Green plants can also be found on and around coral reefs. Some are green seaweeds, such as Ulva, Halimeda and Padina, but more common are seed-plants known collectively as seagrasses. Most of the seagrasses to be found off the coast of Sumatra, particularly in the Riau Archipelago, belong to the family Hydrocharitaceae, which includes the cosmopolitan Canadian pond weed Elodea canadensis. Unlike Elodea, however, most seagrasses look remarkably grass-like, with long, narrow leaves (one important exception to this is Halophila, which has spoon-shaped leaves). Seagrasses form mixed-species meadows, particularly of Thalassia hemprichii and Enhalus acoroides (den Hartog 1958), or pure stands, depending on the substrate. Distinct zonation of species can also be observed (McComb et al. 1981).
Seagrass leaves may carry very heavy loads of epiphytes, so many in fact that half the above-ground biomass of a seagrass meadow can be accounted for by epiphytes such as bacteria, algae and various sedentary marine animals. These epiphytes tend to thrive in nutrient-enriched water caused by human activity, but the enhanced growth of epiphytes reduces the amount of light reaching the seagrass, somedmes to its ultimate demise.
The flowers of seagrasses open underwater and the pollen is dispersed either by water currents or, if floating, by being blown across the water surface. Some seagrasses do, however, exhibit various forms of self-pollination (den Hartog 1958).

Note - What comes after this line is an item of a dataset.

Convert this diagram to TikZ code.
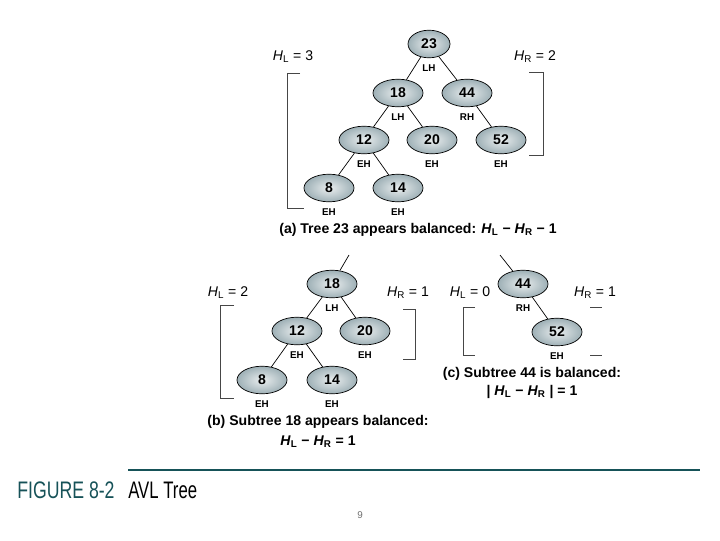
\documentclass[tikz,border=0pt]{standalone}
\usepackage{fontspec}
\setmainfont{Liberation Sans}
\usetikzlibrary{positioning,shapes.geometric}
\definecolor{avlgray}{RGB}{158,176,182}
\definecolor{avllight}{RGB}{234,238,239}
\definecolor{bracketgray}{RGB}{70,70,70}
\definecolor{figteal}{RGB}{22,82,88}
\definecolor{pagegray}{RGB}{110,110,110}
\newcommand{\hsubL}{\textit{H}\textsubscript{L}}
\newcommand{\hsubR}{\textit{H}\textsubscript{R}}
\tikzset{
  avlnode/.style={ellipse,draw=black,line width=0.5pt,inner color=avllight,outer color=avlgray,
    minimum width=1.25cm,minimum height=0.69cm,inner sep=0pt,font=\fontsize{10}{12}\selectfont\bfseries},
  baltag/.style={font=\fontsize{7}{8}\selectfont\bfseries,inner sep=1pt},
  edge/.style={draw=black,line width=0.5pt},
  brace/.style={draw=bracketgray,line width=0.6pt},
  hlabel/.style={font=\fontsize{10}{12}\selectfont,inner sep=1pt},
  caption/.style={font=\fontsize{10}{12}\selectfont\bfseries,inner sep=1pt}
}

\begin{document}
\begin{tikzpicture}[x=0.025cm,y=-0.025cm]
  \useasboundingbox (0,0) rectangle (720,540);
  % Tree (a)
  \node[avlnode,minimum width=1.05cm] (a23) at (429,44) {23};
  \node[avlnode] (a18) at (398,93) {18};
  \node[avlnode] (a44) at (467,93) {44};
  \node[avlnode] (a12) at (364,140) {12};
  \node[avlnode] (a20) at (432,140) {20};
  \node[avlnode] (a52) at (501,140) {52};
  \node[avlnode] (a8) at (329,188) {8};
  \node[avlnode] (a14) at (398,188) {14};
  \node[baltag,below=3.5pt of a23] (a23b) {LH};
  \node[baltag,below=3.5pt of a18] (a18b) {LH};
  \node[baltag,below=3.5pt of a44] (a44b) {RH};
  \foreach \n in {12,20,52,8,14} {
    \node[baltag,below=3.5pt of a\n] (a\n b) {EH};
  }
  \draw[edge] (a23) -- (a18);
  \draw[edge] (a23) -- (a44);
  \draw[edge] (a18) -- (a12);
  \draw[edge] (a18) -- (a20);
  \draw[edge] (a44) -- (a52);
  \draw[edge] (a12) -- (a8);
  \draw[edge] (a12) -- (a14);
  \draw[brace] (300,73) -- (287,73) -- (287,208) -- (304,208);
  \draw[brace] (529,72) -- (543,72) -- (543,155) -- (529,155);
  \node[hlabel] (ahl) at (293,57) {\hsubL\ = 3};
  \node[hlabel] (ahr) at (535,57) {\hsubR\ = 2};
  \node[caption] (acap) at (418,230) {(a) Tree 23 appears balanced: \hsubL\ − \hsubR\ − 1};
  % Tree (b)
  \coordinate (bstub) at (349,255);
  \node[avlnode] (b18) at (332,284) {18};
  \node[avlnode] (b12) at (297,331) {12};
  \node[avlnode] (b20) at (365,331) {20};
  \node[avlnode] (b8) at (262,380) {8};
  \node[avlnode] (b14) at (332,380) {14};
  \node[baltag,below=3.5pt of b18] (b18b) {LH};
  \foreach \n in {12,20,8,14} {
    \node[baltag,below=3.5pt of b\n] (b\n b) {EH};
  }
  \draw[edge] (b18) -- (bstub);
  \draw[edge] (b18) -- (b12);
  \draw[edge] (b18) -- (b20);
  \draw[edge] (b12) -- (b8);
  \draw[edge] (b12) -- (b14);
  \draw[brace] (234,305) -- (220,305) -- (220,398) -- (234,398);
  \draw[brace] (403,309) -- (415,309) -- (415,359) -- (403,359);
  \node[hlabel] (bhl) at (228,293) {\hsubL\ = 2};
  \node[hlabel] (bhr) at (408,293) {\hsubR\ = 1};
  \node[caption] (bcap) at (318,422) {(b) Subtree 18 appears balanced:};
  \node[caption] (bcap2) at (318,442) {\hsubL\ − \hsubR\ = 1};
  % Tree (c)
  \coordinate (cstub) at (500,255);
  \node[avlnode] (c44) at (523,284) {44};
  \node[avlnode] (c52) at (557,332) {52};
  \node[baltag,below=3.5pt of c44] (c44b) {RH};
  \node[baltag,below=3.5pt of c52] (c52b) {EH};
  \draw[edge] (c44) -- (cstub);
  \draw[edge] (c44) -- (c52);
  \draw[brace] (475,307) -- (463,307) -- (463,355) -- (475,355);
  \draw[brace] (590,307) -- (602,307);
  \draw[brace] (590,355) -- (602,355);
  \node[hlabel] (chl) at (470,293) {\hsubL\ = 0};
  \node[hlabel] (chr) at (595,293) {\hsubR\ = 1};
  \node[caption] (ccap) at (532,374) {(c) Subtree 44 is balanced:};
  \node[caption] (ccap2) at (532,392) {| \hsubL\ − \hsubR\ | = 1};
  % Figure title
  \draw[figteal,line width=1.6pt] (128,470) -- (700,470);
  \node[anchor=west,inner sep=0pt,text=figteal,font=\fontsize{17}{20}\selectfont] (fignum) at (17,490) {\scalebox{0.74}[1]{FIGURE 8-2}};
  \node[anchor=west,inner sep=0pt,font=\fontsize{17}{20}\selectfont] (figtitle) at (128,490) {\scalebox{0.7}[1]{AVL Tree}};
  \node[text=pagegray,font=\fontsize{7}{8}\selectfont] (pagenum) at (360,515) {9};
\end{tikzpicture}
\end{document}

Seagrass meadows have a high standing crop, high productivity (about one-third of a lowland forest), and they are able to concentrate available nutrients. They would therefore be expected to be important in food chains and this is indeed the case, but primarily through their detritus rather than through being grazed. The detritus is eaten by crabs and molluscs which are in turn eaten by fishes. Seagrass is grazed by green turtles and dugong Dugong dugon, but they take only a small proportion of the productivity (McComb et al. 1981). Dugong are now extremely rare and it is doubtful whether a viable population exists anywhere off Sumatra.
Productivity
The net primary productivity of coral reef ecosystems can be as much as 2,000g carbon per m2 per year. This is higher than almost any other terrestrial or aquatic ecosystem anywhere in the world. For example, the equivalent average figure for tropical forest and estuaries is l,800g, for open ocean 125g and for savanna 700g (Whittaker and Likens 1973). In reef lagoons (i.e., where there is little turbulence and thus little mixing of water), the net primary productivity is much lower. For example, Nontji and Setiapermana (1980) recorded values of 39-96g carbon per m2 per year for lagoons in the Seribu Archipelago off Jakarta.